When I'm handwriting, and even sometimes when typing, I tend to be thinking ahead. My writing seems to stretch itself out as I keep chugging along, and I'll be shocked to look back and realize that I've only written a few paragraphs when I think I've written a few pages. And because I think more time has passed than it has, I often find that I've put in things far more frequently than they belong. In my current project, it's one character glaring at another. In a particular past project, it was a character crying.

Crying can be effective, whether it's stoic tears or full on sobbing. But too much gets grating really quickly.

Adults don't cry that much. But then, most adults hopefully don't have to go through whatever you are going to put your characters through, so it could be understood if your characters cry a bit more than normal folks. But you can't show every time they cry.

A lot of your character's life can be covered in a short amount of time when writing and so we are seeing the important snapshots from their life. It's why we don't often see characters in the bathroom or sleeping (unless there is some sort of important event happening then). If every single one of those moments involves the character crying, we lose sympathy for them because we become desensitized to it.

Pick the moments that are important for a character to be crying and just have them cry at those moments. Even as stress builds towards the climax, pick important moments and stick to them. It's an example of fiction having to be unrealistic in order to seem realistic.                               

Using the game that started this whole "character thoughts" pseudo series, Tales of the Abyss was sort of irritating at a few points about this. Take the character (ironically enough named) Tear. She comes into the game as a complete badass. She's an awesome character with a wry sense of humor, great skills, and not really willing to put up with any of Luke's crap. Slowly over the course of the game, she grows to care very deeply for him as he matures. And his maturation is done in such a way that I can see how she came to love him. But with her falling in love with him comes the tears.

There are quite a few stressful happenstances in that game, many of them revolving around potentially fatal experiences. And every single one of them is worthy of tears for all of the characters. But the thing is, we only really see Tear crying, seeing as she's the one closest to Luke.

Since she didn't cry once over the first entire half of the game, seeing her cry the first few times is really effective. We have the understanding this is serious stuff if it would makes Tear cry.

But after the game goes on for another ten hours, it becomes ineffective. We've seen her cry and as things get worse and worse she continues to cry at each new development. So by the time the final confrontation does come around and she's crying at that, we've lost the impact. We don't care nearly as much.

Fortunately, the other characters are also crying at that point, which brings up the effectiveness again.
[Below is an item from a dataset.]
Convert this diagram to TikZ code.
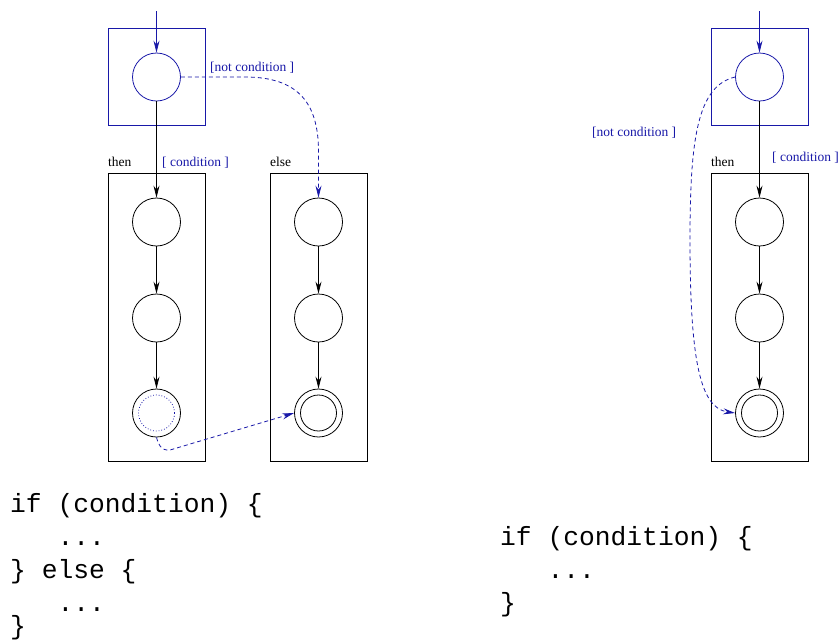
\documentclass[tikz,border=0pt]{standalone}
\usepackage{fontspec}
\setmainfont{Liberation Serif}
\newfontfamily\codefont{Liberation Mono}
\usetikzlibrary{arrows.meta}
\definecolor{ablue}{RGB}{24,24,168}
\begin{document}
\begin{tikzpicture}[x=1pt,y=-1pt,
  state/.style={circle,draw,line width=0.8pt,minimum size=48pt,inner sep=0pt},
  bstate/.style={state,draw=ablue},
  frame/.style={draw,line width=0.8pt},
  bframe/.style={draw=ablue,line width=0.8pt},
  flow/.style={line width=0.8pt,-{Stealth[length=12pt,width=6pt,inset=4pt]}},
  bflow/.style={flow,draw=ablue},
  alt/.style={flow,draw=ablue,dashed,dash pattern=on 4pt off 3pt},
  lab/.style={font=\fontsize{13.5}{14}\selectfont,anchor=base west,inner sep=0pt},
  blab/.style={lab,text=ablue},
  code/.style={font=\codefont\fontsize{26.3}{30}\selectfont,anchor=base west,inner sep=0pt}
]
\useasboundingbox (0,0) rectangle (840,641);
% ---------- left diagram ----------
\node[bframe,minimum size=97pt,inner sep=0pt] (lbox) at (156.5,76.5) {};
\node[frame,minimum width=97pt,minimum height=288pt,inner sep=0pt] (lthen) at (156.5,317) {};
\node[frame,minimum width=97pt,minimum height=288pt,inner sep=0pt] (lelse) at (318.5,317) {};
\node[bstate] (ls) at (156.5,77) {};
\coordinate (lin) at (156.5,11);
\node[state] (lt1) at (156.5,222) {};
\node[state] (lt2) at (156.5,318) {};
\node[state] (lt3) at (156.5,413) {};
\node[state] (le1) at (318.5,222) {};
\node[state] (le2) at (318.5,318) {};
\node[state] (le3) at (318.5,413) {};
\draw[line width=0.8pt] (le3) circle (18pt);
\draw[draw=ablue,line width=0.8pt,dotted] (lt3) circle (18pt);
\node[lab] (lthenl) at (108,166) {then};
\node[lab] (lelsel) at (270,166) {else};
\node[blab] (lcond) at (162,166) {[ condition ]};
\node[blab] (lncond) at (210,71) {[not condition ]};
\draw[bflow] (lin) -- (ls);
\draw[flow] (ls) -- (lt1);
\draw[flow] (lt1) -- (lt2);
\draw[flow] (lt2) -- (lt3);
\draw[flow] (le1) -- (le2);
\draw[flow] (le2) -- (le3);
\draw[alt] (ls.east) -- (245,77) .. controls (300,77) and (318,105) .. (318.5,150) -- (le1.north);
\draw[alt] (lt3.south) .. controls (158,444) and (161,451) .. (170,450) -- (le3.west);
\node[code] (c1) at (10,512) {if (condition) \{};
\node[code] (c2) at (10,545) {\ \ \ ...};
\node[code] (c3) at (10,578) {\} else \{};
\node[code] (c4) at (10,611) {\ \ \ ...};
\node[code] (c5) at (10,634) {\}};
% ---------- right diagram ----------
\node[bframe,minimum size=97pt,inner sep=0pt] (rbox) at (759.5,76.5) {};
\node[frame,minimum width=97pt,minimum height=288pt,inner sep=0pt] (rthen) at (759.5,317) {};
\node[bstate] (rs) at (759.5,77) {};
\coordinate (rin) at (759.5,11);
\node[state] (rt1) at (759.5,222) {};
\node[state] (rt2) at (759.5,318) {};
\node[state] (rt3) at (759.5,413) {};
\draw[line width=0.8pt] (rt3) circle (18pt);
\node[lab] (rthenl) at (711,166) {then};
\node[blab] (rcond) at (772,161) {[ condition ]};
\node[blab] (rncond) at (592,136) {[not condition ]};
\draw[bflow] (rin) -- (rs);
\draw[flow] (rs) -- (rt1);
\draw[flow] (rt1) -- (rt2);
\draw[flow] (rt2) -- (rt3);
\draw[alt] (rs.west) .. controls (697,86) and (690,140) .. (690,240) .. controls (690,360) and (700,408) .. (rt3.west);
\node[code] (d1) at (500,545) {if (condition) \{};
\node[code] (d2) at (500,578) {\ \ \ ...};
\node[code] (d3) at (500,611) {\}};
\end{tikzpicture}
\end{document}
Some characters that we haven't seen show any emotion other than snide sarcasm or clever evasion are suddenly baring their hearts and the heart strings go "twang". They don't do this until the final confrontation and it makes it that much more powerful.
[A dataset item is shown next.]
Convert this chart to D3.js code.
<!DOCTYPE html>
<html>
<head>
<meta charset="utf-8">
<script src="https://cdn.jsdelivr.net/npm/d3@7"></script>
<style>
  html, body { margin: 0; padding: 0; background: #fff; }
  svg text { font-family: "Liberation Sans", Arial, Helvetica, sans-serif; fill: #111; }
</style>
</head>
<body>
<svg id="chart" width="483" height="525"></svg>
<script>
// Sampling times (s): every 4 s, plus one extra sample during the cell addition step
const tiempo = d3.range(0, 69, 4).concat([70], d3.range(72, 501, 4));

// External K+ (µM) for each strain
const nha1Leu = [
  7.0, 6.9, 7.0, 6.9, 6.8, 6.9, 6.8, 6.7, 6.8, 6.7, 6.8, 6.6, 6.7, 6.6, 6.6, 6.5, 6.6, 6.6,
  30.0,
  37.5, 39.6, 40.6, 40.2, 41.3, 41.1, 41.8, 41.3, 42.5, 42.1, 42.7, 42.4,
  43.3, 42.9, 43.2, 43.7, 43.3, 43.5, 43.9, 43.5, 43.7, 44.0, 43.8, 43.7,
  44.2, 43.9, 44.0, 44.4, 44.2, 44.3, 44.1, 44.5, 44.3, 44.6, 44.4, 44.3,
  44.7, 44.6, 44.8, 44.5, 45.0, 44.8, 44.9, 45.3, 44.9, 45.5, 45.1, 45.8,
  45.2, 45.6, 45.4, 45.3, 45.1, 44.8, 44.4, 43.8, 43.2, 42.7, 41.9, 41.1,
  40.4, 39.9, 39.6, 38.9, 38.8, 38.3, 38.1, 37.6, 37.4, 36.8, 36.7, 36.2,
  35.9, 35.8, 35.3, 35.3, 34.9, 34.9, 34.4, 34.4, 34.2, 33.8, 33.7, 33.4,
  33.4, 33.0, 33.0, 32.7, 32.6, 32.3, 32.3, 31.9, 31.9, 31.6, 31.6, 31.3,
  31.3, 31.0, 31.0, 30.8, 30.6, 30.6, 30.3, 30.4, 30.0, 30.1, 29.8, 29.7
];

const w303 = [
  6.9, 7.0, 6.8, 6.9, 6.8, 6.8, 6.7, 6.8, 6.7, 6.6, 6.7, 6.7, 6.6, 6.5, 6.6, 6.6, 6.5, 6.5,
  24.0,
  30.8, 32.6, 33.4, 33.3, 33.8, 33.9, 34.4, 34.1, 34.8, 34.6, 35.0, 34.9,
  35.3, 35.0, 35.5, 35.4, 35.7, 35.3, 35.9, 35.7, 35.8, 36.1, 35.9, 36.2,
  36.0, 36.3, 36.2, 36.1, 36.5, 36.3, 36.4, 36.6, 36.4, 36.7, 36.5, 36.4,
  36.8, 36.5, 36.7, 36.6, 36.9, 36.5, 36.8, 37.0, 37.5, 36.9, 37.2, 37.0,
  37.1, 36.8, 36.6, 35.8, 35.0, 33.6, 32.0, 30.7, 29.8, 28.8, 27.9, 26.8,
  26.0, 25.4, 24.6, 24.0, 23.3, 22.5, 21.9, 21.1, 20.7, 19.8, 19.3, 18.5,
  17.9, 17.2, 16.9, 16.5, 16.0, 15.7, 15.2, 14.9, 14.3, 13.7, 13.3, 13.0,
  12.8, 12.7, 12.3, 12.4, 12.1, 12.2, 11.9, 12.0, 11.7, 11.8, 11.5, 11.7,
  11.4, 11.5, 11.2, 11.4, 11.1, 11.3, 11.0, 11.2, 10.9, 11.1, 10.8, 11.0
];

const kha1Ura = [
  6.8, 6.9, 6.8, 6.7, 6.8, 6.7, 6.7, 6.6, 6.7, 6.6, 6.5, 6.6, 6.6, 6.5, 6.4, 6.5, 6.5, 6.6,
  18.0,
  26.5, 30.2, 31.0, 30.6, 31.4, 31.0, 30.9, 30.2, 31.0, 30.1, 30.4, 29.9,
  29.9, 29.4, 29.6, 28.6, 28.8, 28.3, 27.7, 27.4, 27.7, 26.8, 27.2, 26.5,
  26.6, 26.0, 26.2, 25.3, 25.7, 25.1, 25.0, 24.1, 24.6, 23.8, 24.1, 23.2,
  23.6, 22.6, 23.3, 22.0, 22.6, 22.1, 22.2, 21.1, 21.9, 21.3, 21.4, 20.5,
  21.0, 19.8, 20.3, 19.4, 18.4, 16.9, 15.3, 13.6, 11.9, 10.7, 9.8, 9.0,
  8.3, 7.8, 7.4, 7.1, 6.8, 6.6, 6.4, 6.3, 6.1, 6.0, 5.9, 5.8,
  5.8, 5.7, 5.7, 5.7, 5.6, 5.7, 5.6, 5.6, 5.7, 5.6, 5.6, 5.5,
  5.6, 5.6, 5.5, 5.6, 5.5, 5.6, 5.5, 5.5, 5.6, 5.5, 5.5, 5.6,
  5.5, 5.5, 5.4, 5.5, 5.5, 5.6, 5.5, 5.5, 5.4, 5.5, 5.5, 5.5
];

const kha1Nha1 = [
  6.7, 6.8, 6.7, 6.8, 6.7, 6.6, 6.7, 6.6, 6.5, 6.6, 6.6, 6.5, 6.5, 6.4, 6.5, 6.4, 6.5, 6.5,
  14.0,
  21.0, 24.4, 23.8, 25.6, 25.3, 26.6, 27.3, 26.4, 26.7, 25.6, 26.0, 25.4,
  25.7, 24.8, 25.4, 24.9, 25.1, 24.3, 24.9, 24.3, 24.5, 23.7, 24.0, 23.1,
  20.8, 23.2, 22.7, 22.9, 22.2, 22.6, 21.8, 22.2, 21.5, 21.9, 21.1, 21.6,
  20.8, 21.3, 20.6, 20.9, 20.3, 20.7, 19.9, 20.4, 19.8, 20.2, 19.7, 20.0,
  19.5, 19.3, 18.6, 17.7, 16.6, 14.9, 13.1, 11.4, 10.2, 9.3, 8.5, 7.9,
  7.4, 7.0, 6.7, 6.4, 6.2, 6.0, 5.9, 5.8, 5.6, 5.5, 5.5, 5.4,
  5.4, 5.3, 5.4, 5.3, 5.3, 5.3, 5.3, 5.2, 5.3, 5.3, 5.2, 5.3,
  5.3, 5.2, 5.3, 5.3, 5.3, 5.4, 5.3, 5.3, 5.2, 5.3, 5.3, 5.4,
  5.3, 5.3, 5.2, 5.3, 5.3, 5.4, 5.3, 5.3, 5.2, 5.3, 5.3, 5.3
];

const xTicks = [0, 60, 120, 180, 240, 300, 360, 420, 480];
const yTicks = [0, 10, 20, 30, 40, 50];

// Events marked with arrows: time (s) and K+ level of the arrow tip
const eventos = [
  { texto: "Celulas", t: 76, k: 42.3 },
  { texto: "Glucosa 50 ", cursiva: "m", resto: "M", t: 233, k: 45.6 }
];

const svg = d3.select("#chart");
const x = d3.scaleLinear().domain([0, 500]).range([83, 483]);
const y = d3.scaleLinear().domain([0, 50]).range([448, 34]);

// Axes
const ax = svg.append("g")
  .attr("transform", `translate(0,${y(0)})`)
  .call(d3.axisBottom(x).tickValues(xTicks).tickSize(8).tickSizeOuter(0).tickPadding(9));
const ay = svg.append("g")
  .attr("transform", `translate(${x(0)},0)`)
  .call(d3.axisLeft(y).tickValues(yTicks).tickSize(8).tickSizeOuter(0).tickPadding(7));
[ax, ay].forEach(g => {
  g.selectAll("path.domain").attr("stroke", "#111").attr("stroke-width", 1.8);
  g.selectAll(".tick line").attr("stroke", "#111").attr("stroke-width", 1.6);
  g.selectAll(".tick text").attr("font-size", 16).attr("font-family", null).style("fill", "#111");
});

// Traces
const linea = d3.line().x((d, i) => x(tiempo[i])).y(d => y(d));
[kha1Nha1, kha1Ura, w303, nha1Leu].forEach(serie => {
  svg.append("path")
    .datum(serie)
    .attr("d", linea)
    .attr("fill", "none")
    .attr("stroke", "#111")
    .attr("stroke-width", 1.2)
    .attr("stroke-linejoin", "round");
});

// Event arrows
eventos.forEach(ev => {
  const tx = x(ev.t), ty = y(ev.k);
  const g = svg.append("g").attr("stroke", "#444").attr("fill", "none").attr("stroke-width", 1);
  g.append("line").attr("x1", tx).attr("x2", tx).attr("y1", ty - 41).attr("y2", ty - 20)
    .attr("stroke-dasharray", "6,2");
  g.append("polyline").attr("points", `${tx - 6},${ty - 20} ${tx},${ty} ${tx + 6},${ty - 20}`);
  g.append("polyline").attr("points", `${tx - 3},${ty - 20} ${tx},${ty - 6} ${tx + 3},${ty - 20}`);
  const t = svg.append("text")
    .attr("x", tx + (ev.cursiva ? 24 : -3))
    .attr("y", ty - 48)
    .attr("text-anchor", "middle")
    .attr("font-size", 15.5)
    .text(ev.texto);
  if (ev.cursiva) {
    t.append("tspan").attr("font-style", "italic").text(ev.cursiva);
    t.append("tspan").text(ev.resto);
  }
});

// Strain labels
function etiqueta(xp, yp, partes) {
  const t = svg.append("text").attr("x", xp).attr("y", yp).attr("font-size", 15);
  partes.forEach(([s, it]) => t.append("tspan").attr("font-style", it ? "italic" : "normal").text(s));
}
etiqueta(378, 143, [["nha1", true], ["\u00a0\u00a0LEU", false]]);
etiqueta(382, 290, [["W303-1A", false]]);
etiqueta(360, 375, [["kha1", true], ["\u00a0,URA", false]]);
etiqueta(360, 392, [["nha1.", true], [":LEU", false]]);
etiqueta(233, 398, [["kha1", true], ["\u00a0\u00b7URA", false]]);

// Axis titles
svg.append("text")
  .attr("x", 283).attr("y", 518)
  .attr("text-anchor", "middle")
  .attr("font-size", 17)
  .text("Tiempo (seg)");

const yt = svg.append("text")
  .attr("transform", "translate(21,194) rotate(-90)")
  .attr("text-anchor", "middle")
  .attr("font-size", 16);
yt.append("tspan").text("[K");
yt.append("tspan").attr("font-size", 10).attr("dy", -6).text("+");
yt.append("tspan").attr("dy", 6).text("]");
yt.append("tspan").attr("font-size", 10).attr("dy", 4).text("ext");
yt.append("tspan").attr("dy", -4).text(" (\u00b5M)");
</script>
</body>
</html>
Now, before this, there were several instances where the characters have no way of knowing that they are only three-quarters through the game and thus by all rights, they should be thinking they're going to die and so should be making these speeches and they don't. It's because the writers know that they aren't at the final confrontation yet and chose to hold off. Except with Tear, which drives me nuts.

My suggestion? Pick two or three moments in the story that are the most gut-wrenching and stick to those. Now, this can be hard to do during a first draft (especially for a pantser like me), but it's something to look for in a second draft. Pick those two or three moments and that's where the characters are going to cry if they're going to cry at all. Even if lesser moments come before and a real person would actually cry there, avoid it. Yes, people might cry a great deal before and after a loved one dies from a terminal illness. I know I have. But fiction is not real life. Have an emotion moment with the loved one in the hospital and another after the funeral. And that's it.

Are there exceptions? Most certainly. Is this healthy behavior? In real life, no. Human beings have emotions for a reason and we cry for a reason. It's good for us. But no one likes a crybaby and characters have it tough in that we judge them much more harshly and much more quickly. Even if they only cry every time it would be normal for a person to cry, because that makes up a good percentage of the time we spend with them, it feels like they are crying at the drop of a hat.

Anybody have any thoughts on this? Arguments? This is entirely based on my own preferences, so by all means, tell me what you think!